Problem requirements:
Retype the lines beneath this one, from the first through the line containing "ax.major_label_text_color = None". Pictures are left out.

- - - -

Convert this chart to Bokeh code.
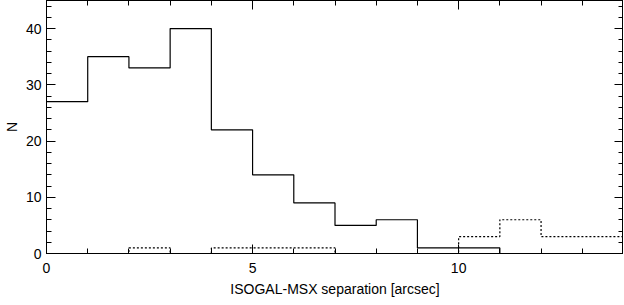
from bokeh.plotting import figure
from bokeh.models import LinearAxis, Range1d, SingleIntervalTicker
from bokeh.embed import file_html
from bokeh.resources import INLINE

bin_edges = [0, 1, 2, 3, 4, 5, 6, 7, 8, 9, 10, 11, 12, 13, 14]
counts_all = [27, 35, 33, 40, 22, 14, 9, 5, 6, 1, 1, 0, 0, 0]
counts_other = [0, 0, 1, 0, 1, 1, 1, 0, 0, 0, 3, 6, 3, 3]

FONT = "Liberation Sans"

p = figure(frame_width=577, frame_height=253, output_backend="svg", toolbar_location=None,
           x_range=Range1d(0, 14), y_range=Range1d(0, 45),
           min_border_left=0, min_border_right=0, min_border_top=0, min_border_bottom=0)
p.background_fill_color = "white"
p.border_fill_color = "white"
p.outline_line_color = "black"
p.outline_line_width = 1
p.grid.visible = False

ys_all = counts_all + [counts_all[-1]]
ys_other = counts_other + [counts_other[-1]]
p.step(x=bin_edges, y=ys_all, mode="after", line_color="black", line_width=1.2)
p.step(x=bin_edges, y=ys_other, mode="after", line_color="black", line_width=1.2, line_dash="2 2")

def style(ax, labels=True, xaxis=True):
    ax.ticker = SingleIntervalTicker(interval=5 if xaxis else 10, num_minor_ticks=5)
    ax.major_tick_in = 9
    ax.major_tick_out = 0
    ax.minor_tick_in = 5
    ax.minor_tick_out = 0
    ax.major_tick_line_color = "black"
    ax.minor_tick_line_color = "black"
    ax.axis_line_color = "black"
    ax.major_label_text_font = FONT
    ax.major_label_text_font_size = "14px"
    ax.major_label_text_color = "black"
    ax.axis_label_text_font = FONT
    ax.axis_label_text_font_size = "14px"
    ax.axis_label_text_font_style = "normal"
    ax.axis_label_text_color = "black"
    if not labels:
        ax.major_label_text_font_size = "0px"
        ax.major_label_text_color = None

xa = p.xaxis[0]
style(xa, True, True)
xa.axis_label = "ISOGAL-MSX separation [arcsec]"
xa.major_label_standoff = 9
xa.axis_label_standoff = 5

ya = p.yaxis[0]
style(ya, True, False)
ya.axis_label = "N"
ya.major_label_standoff = 5
ya.axis_label_standoff = 3

top = LinearAxis()
style(top, False, True)
p.add_layout(top, "above")
right = LinearAxis()
style(right, False, False)
p.add_layout(right, "right")
for ax in (top, right):
    ax.major_label_standoff = 0
    ax.axis_label = None

open("out.html", "w").write(file_html(p, INLINE))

- - - -

Task output:
Convert this chart to Bokeh code.
from bokeh.plotting import figure
from bokeh.models import LinearAxis, Range1d, SingleIntervalTicker
from bokeh.embed import file_html
from bokeh.resources import INLINE

bin_edges = [0, 1, 2, 3, 4, 5, 6, 7, 8, 9, 10, 11, 12, 13, 14]
counts_all = [27, 35, 33, 40, 22, 14, 9, 5, 6, 1, 1, 0, 0, 0]
counts_other = [0, 0, 1, 0, 1, 1, 1, 0, 0, 0, 3, 6, 3, 3]

FONT = "Liberation Sans"

p = figure(frame_width=577, frame_height=253, output_backend="svg", toolbar_location=None,
           x_range=Range1d(0, 14), y_range=Range1d(0, 45),
           min_border_left=0, min_border_right=0, min_border_top=0, min_border_bottom=0)
p.background_fill_color = "white"
p.border_fill_color = "white"
p.outline_line_color = "black"
p.outline_line_width = 1
p.grid.visible = False

ys_all = counts_all + [counts_all[-1]]
ys_other = counts_other + [counts_other[-1]]
p.step(x=bin_edges, y=ys_all, mode="after", line_color="black", line_width=1.2)
p.step(x=bin_edges, y=ys_other, mode="after", line_color="black", line_width=1.2, line_dash="2 2")

def style(ax, labels=True, xaxis=True):
    ax.ticker = SingleIntervalTicker(interval=5 if xaxis else 10, num_minor_ticks=5)
    ax.major_tick_in = 9
    ax.major_tick_out = 0
    ax.minor_tick_in = 5
    ax.minor_tick_out = 0
    ax.major_tick_line_color = "black"
    ax.minor_tick_line_color = "black"
    ax.axis_line_color = "black"
    ax.major_label_text_font = FONT
    ax.major_label_text_font_size = "14px"
    ax.major_label_text_color = "black"
    ax.axis_label_text_font = FONT
    ax.axis_label_text_font_size = "14px"
    ax.axis_label_text_font_style = "normal"
    ax.axis_label_text_color = "black"
    if not labels:
        ax.major_label_text_font_size = "0px"
        ax.major_label_text_color = None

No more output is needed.